The Women Airforce Service Pilots museum flew in the 1942 BT-13 airplane. As "WASP" celebrates its 80th anniversary, the airplane will help keep their legacy alive.

MIDLAND, Texas — The High Sky Wing AIRSHO is happening this weekend at the High Sky Wing Hangar in Midland-Odessa. Among all the aircraft that will be on display, a unique piece of history will take flight as well. 

The Women Airforce Service Pilots, also known as WASP, will be in attendance to showcase their impact on aviation. In a hangar full of airplanes, it was the one sitting outside that stole the show. 

A BT-13 airplane from the WASP Museum out in Sweetwater was flown in on Thursday afternoon, and it will actually be in flight and in action at the AIRSHO. It is certainly much more than just an airplane. 

“By it being a WASP airplane, it just shows ‘OK, women participated in this too, they were part of this too,’ and so there’s just that pride attached to our plane and we want the crowds out here to know about it," said Lisa Taylor, executive director at the WASP museum. 

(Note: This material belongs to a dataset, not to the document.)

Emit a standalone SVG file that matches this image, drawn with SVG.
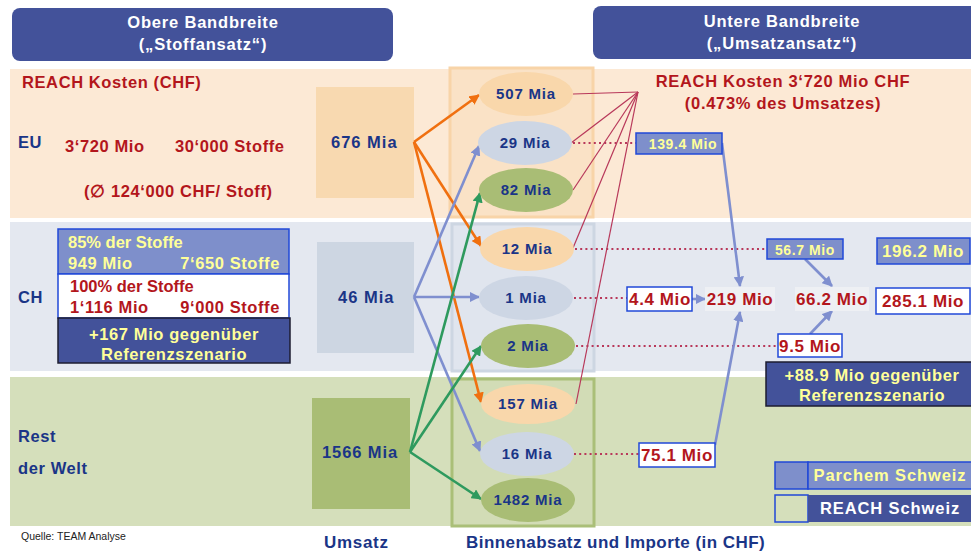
<svg xmlns="http://www.w3.org/2000/svg" width="971" height="553" viewBox="0 0 971 553">
<defs>
<marker id="mo" viewBox="0 0 10 10" refX="9" refY="5" markerWidth="4" markerHeight="4" orient="auto" markerUnits="strokeWidth"><path d="M0,0 L10,5 L0,10 z" fill="#f07010"/></marker>
<marker id="mb" viewBox="0 0 10 10" refX="9" refY="5" markerWidth="4" markerHeight="4" orient="auto" markerUnits="strokeWidth"><path d="M0,0 L10,5 L0,10 z" fill="#7f8fcf"/></marker>
<marker id="mg" viewBox="0 0 10 10" refX="9" refY="5" markerWidth="4" markerHeight="4" orient="auto" markerUnits="strokeWidth"><path d="M0,0 L10,5 L0,10 z" fill="#2e9a5e"/></marker>
</defs>
<style>
text{font-family:"Liberation Sans",Arial,sans-serif;font-weight:bold}
.hdr{fill:#43529a}
.ht{fill:#fff;font-size:16.5px;text-anchor:middle;letter-spacing:0.8px}
.navy{fill:#1a3587}
.red{fill:#b3161c}
.yel{fill:#ffff99}
.wh{fill:#fff}
.ell{font-size:15px;text-anchor:middle;fill:#1a3587;letter-spacing:0.8px}
.big{font-size:16.5px;letter-spacing:0.6px}
.mid{font-size:17px;text-anchor:middle;letter-spacing:0.6px}
.sm{font-size:14px;text-anchor:middle;letter-spacing:0.6px}
.lo{stroke:#f07010;stroke-width:2.6;fill:none;marker-end:url(#mo)}
.lb{stroke:#7f8fcf;stroke-width:2.6;fill:none;marker-end:url(#mb)}
.lg{stroke:#2e9a5e;stroke-width:2.6;fill:none;marker-end:url(#mg)}
.lr{stroke:#b8385a;stroke-width:1.2;fill:none}
.ld{stroke:#b8385a;stroke-width:2;fill:none;stroke-dasharray:2 3.2}
.bx1{fill:#7e8fcb;stroke:#2048d8;stroke-width:1.5}
.bx2{fill:#fff;stroke:#2048d8;stroke-width:1.5}
.bx3{fill:#43529a;stroke:#1c1c30;stroke-width:1.5}
.lt{fill:#eef0f4}
</style>

<g id="bands">
<rect x="10" y="69" width="961" height="149" fill="#fce9d5"/>
<rect x="10" y="222" width="961" height="149" fill="#e4e8f0"/>
<rect x="10" y="377" width="961" height="149" fill="#d5dfbb"/>
</g>

<g id="header-left">
<rect class="hdr" x="12" y="8" width="381" height="53" rx="8"/>
<text class="ht" x="203" y="28">Obere Bandbreite</text>
<text class="ht" x="203" y="50">(„Stoffansatz“)</text>
</g>
<g id="header-right">
<rect class="hdr" x="593" y="6" width="385" height="53" rx="8"/>
<text class="ht" x="782" y="27">Untere Bandbreite</text>
<text class="ht" x="782" y="49">(„Umsatzansatz“)</text>
</g>

<g id="col-eu"><rect x="450" y="68" width="143" height="149" fill="#fae2c6" stroke="#f8d4a8" stroke-width="3"/></g>
<g id="col-ch"><rect x="452" y="224" width="142" height="147" fill="#e0e5ee" stroke="#cdd6e2" stroke-width="3"/></g>
<g id="col-rw"><rect x="452" y="379" width="142" height="147" fill="#d2dcb6" stroke="#aabf78" stroke-width="3"/></g>

<g id="eu-labels">
<text class="red big" x="22" y="88">REACH Kosten (CHF)</text>
<text class="navy big" x="18" y="148">EU</text>
<text class="red big" x="65" y="152">3‘720 Mio</text>
<text class="red big" x="175" y="152">30‘000 Stoffe</text>
<text class="red big" x="84" y="197">(∅ 124‘000 CHF/ Stoff)</text>
</g>
<g id="eu-umsatz">
<rect x="316" y="87" width="98" height="111" fill="#f8d9b0"/>
<text class="navy big" x="331" y="148" style="letter-spacing:1px">676 Mia</text>
</g>

<g id="ch-label"><text class="navy big" x="18" y="303">CH</text></g>
<g id="ch-85">
<rect class="bx1" x="58" y="229" width="231" height="45"/>
<text class="yel big" x="68" y="248" style="letter-spacing:0">85% der Stoffe</text>
<text class="yel big" x="68" y="269">949 Mio</text>
<text class="yel big" x="280" y="269" text-anchor="end">7‘650 Stoffe</text>
</g>
<g id="ch-100">
<rect class="bx2" x="58" y="274" width="231" height="44"/>
<text class="red big" x="70" y="292" style="letter-spacing:0">100% der Stoffe</text>
<text class="red big" x="70" y="313">1‘116 Mio</text>
<text class="red big" x="280" y="313" text-anchor="end">9‘000 Stoffe</text>
</g>
<g id="ch-167">
<rect class="bx3" x="58" y="318" width="232" height="45"/>
<text class="yel big" x="174" y="340" text-anchor="middle">+167 Mio gegenüber</text>
<text class="yel big" x="174" y="360" text-anchor="middle">Referenzszenario</text>
</g>
<g id="ch-umsatz">
<rect x="317" y="242" width="97" height="111" fill="#cdd6e2"/>
<text class="navy big" x="338" y="303" style="letter-spacing:1px">46 Mia</text>
</g>

<g id="rw-label">
<text class="navy big" x="18" y="442">Rest</text>
<text class="navy big" x="18" y="474">der Welt</text>
</g>
<g id="rw-umsatz">
<rect x="312" y="398" width="98" height="111" fill="#a9bd75"/>
<text class="navy big" x="322" y="458" style="letter-spacing:0.9px">1566 Mia</text>
</g>

<g id="connectors">
<line class="lo" x1="414" y1="142" x2="479" y2="95"/>
<line class="lo" x1="414" y1="142" x2="481" y2="246"/>
<line class="lo" x1="414" y1="142" x2="481" y2="402"/>
<line class="lb" x1="414" y1="297" x2="479" y2="146"/>
<line class="lb" x1="414" y1="297" x2="479" y2="297"/>
<line class="lb" x1="414" y1="297" x2="480" y2="451"/>
<line class="lg" x1="410" y1="452" x2="480" y2="193"/>
<line class="lg" x1="410" y1="452" x2="481" y2="346"/>
<line class="lg" x1="410" y1="452" x2="481" y2="499"/>
<line class="lr" x1="638" y1="92" x2="573" y2="94"/>
<line class="lr" x1="638" y1="92" x2="571" y2="143"/>
<line class="lr" x1="638" y1="92" x2="573" y2="190"/>
<line class="lr" x1="638" y1="92" x2="573" y2="248"/>
<line class="lr" x1="638" y1="92" x2="576" y2="404"/>
<line class="ld" x1="573" y1="143" x2="636" y2="143"/>
<line class="ld" x1="575" y1="249" x2="767" y2="249"/>
<line class="ld" x1="574" y1="298" x2="627" y2="298"/>
<line class="ld" x1="576" y1="346" x2="778" y2="346"/>
<line class="ld" x1="574" y1="454" x2="639" y2="454"/>
<line class="lb" x1="722" y1="143" x2="740" y2="286"/>
<line class="lb" x1="692" y1="299" x2="705" y2="299"/>
<line class="lb" x1="715" y1="445" x2="740" y2="312"/>
<line class="lb" x1="805" y1="259" x2="832" y2="286"/>
<line class="lb" x1="810" y1="334" x2="832" y2="311"/>
</g>

<g id="e507"><ellipse cx="526" cy="94" rx="47" ry="22" fill="#f9d7ab"/><text class="ell" x="526" y="99">507 Mia</text></g>
<g id="e29"><ellipse cx="525" cy="143" rx="47" ry="22" fill="#cdd6e4"/><text class="ell" x="525" y="148">29 Mia</text></g>
<g id="e82"><ellipse cx="526" cy="190" rx="47" ry="22" fill="#a9bd75"/><text class="ell" x="526" y="195">82 Mia</text></g>
<g id="e12"><ellipse cx="527" cy="249" rx="47" ry="22" fill="#f9d7ab"/><text class="ell" x="527" y="254">12 Mia</text></g>
<g id="e1"><ellipse cx="526" cy="298" rx="47" ry="22" fill="#cdd6e4"/><text class="ell" x="526" y="303">1 Mia</text></g>
<g id="e2"><ellipse cx="528" cy="346" rx="47" ry="22" fill="#a9bd75"/><text class="ell" x="528" y="351">2 Mia</text></g>
<g id="e157"><ellipse cx="528" cy="404" rx="47" ry="20" fill="#f9d7ab"/><text class="ell" x="528" y="409">157 Mia</text></g>
<g id="e16"><ellipse cx="527" cy="454" rx="47" ry="22" fill="#cdd6e4"/><text class="ell" x="527" y="459">16 Mia</text></g>
<g id="e1482"><ellipse cx="528" cy="500" rx="47" ry="22" fill="#a9bd75"/><text class="ell" x="528" y="505">1482 Mia</text></g>

<g id="reach-title">
<text class="red" x="783" y="87" style="font-size:16.5px;text-anchor:middle;letter-spacing:0.7px">REACH Kosten 3‘720 Mio CHF</text>
<text class="red" x="783" y="109" style="font-size:16.5px;text-anchor:middle;letter-spacing:0.7px">(0.473% des Umsatzes)</text>
</g>

<g id="b139"><rect class="bx1" x="636" y="133" width="86" height="21"/><text class="yel sm" x="683" y="149">139.4 Mio</text></g>
<g id="b56"><rect class="bx1" x="767" y="239" width="76" height="20"/><text class="yel sm" x="805" y="255">56.7 Mio</text></g>
<g id="b196"><rect class="bx1" x="877" y="238" width="93" height="26"/><text class="yel mid" x="923" y="257">196.2 Mio</text></g>
<g id="b44"><rect class="bx2" x="627" y="287" width="65" height="24"/><text class="red mid" x="660" y="305">4.4 Mio</text></g>
<g id="b219"><rect class="lt" x="705" y="287" width="70" height="24"/><text class="red mid" x="740" y="305">219 Mio</text></g>
<g id="b66"><rect class="lt" x="795" y="287" width="74" height="24"/><text class="red mid" x="832" y="305">66.2 Mio</text></g>
<g id="b285"><rect class="bx2" x="876" y="288" width="94" height="26"/><text class="red mid" x="923" y="307">285.1 Mio</text></g>
<g id="b95"><rect class="bx2" x="778" y="334" width="64" height="23"/><text class="red mid" x="810" y="352">9.5 Mio</text></g>
<g id="b889"><rect class="bx3" x="766" y="362" width="210" height="44"/>
<text class="yel big" x="872" y="381" text-anchor="middle">+88.9 Mio gegenüber</text>
<text class="yel big" x="872" y="401" text-anchor="middle">Referenzszenario</text></g>
<g id="b751"><rect class="bx2" x="639" y="443" width="76" height="24"/><text class="red mid" x="677" y="461">75.1 Mio</text></g>

<g id="legend-parchem">
<rect class="bx1" x="775" y="462" width="33" height="27"/>
<rect x="808" y="462" width="165" height="27" fill="#7e8fcb" stroke="#2048d8" stroke-width="1.5"/>
<text class="yel big" x="890" y="481" text-anchor="middle" style="letter-spacing:0.9px">Parchem Schweiz</text>
</g>
<g id="legend-reach">
<rect x="775" y="495" width="33" height="27" fill="none" stroke="#2048d8" stroke-width="1.5"/>
<rect x="808" y="495" width="165" height="27" fill="#43529a"/>
<text class="wh big" x="890" y="514" text-anchor="middle" style="letter-spacing:0.9px">REACH Schweiz</text>
</g>

<g id="footer">
<text x="21" y="540" style="font-size:10.5px;font-weight:normal;fill:#222">Quelle: TEAM Analyse</text>
<text class="navy" x="324" y="548" style="font-size:17px;letter-spacing:0.7px">Umsatz</text>
<text class="navy" x="466" y="548" style="font-size:17px;letter-spacing:0.45px">Binnenabsatz und Importe (in CHF)</text>
</g>
</svg>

“That’s a great portal to the past," John Harper, a historian at Chevron, said. "That’s a great opportunity for people to ask questions. ‘How did women train on the airplane? What did they do? How many hours did they spend in the air training on the airplane? How many scores of hours were spent in classroom work preparing for flying?’ So, again, it’s kind of that touchstone."

Harper called these women pioneers, and WASP service during World War II certainly paved the way in the eyes of Taylor. 

“When you see those women out there on the airfields and camouflage and airplanes – or even in a commercial airliner – it relates directly back to the WASP," Taylor said. "It’s just one generation opening doors for the next generation.” 

The impact these women made is unquestioned. 

“Today we take it for granted that there are women pilots," Bill Coombes, wing leader of High Sky Wing for the Commemorative Air Force, said. "That wasn’t always the case.” 

For the 1942 BT-13 airplane, Coombes knows its impact to the AIRSHO. 

“At the WASP museum they have four of the five types of airplanes that the WASP trained in, and having one like that here is very important to our AIRSHO," Coombes said. "It gives more credibility to women in aviation, which is one of the subthemes of this whole thing.” 

As WASP celebrates its 80th anniversary, their BT-13 airplane will help keep their legacy alive. 

“Women have just had this privilege only for 80 years when you think about the history of the U.S. and the history of the world, so that’s really special," Taylor said. 

Taylor mentioned that the women who joined WASP all had their pilot licenses in anticipation of getting an opportunity to one day fly and serve their country. 

Once again, the 1942 WASP BT-13 will be flown at the AIRSHO on Saturday and Sunday, and WASP will have a booth as well to educate people on a special piece of history.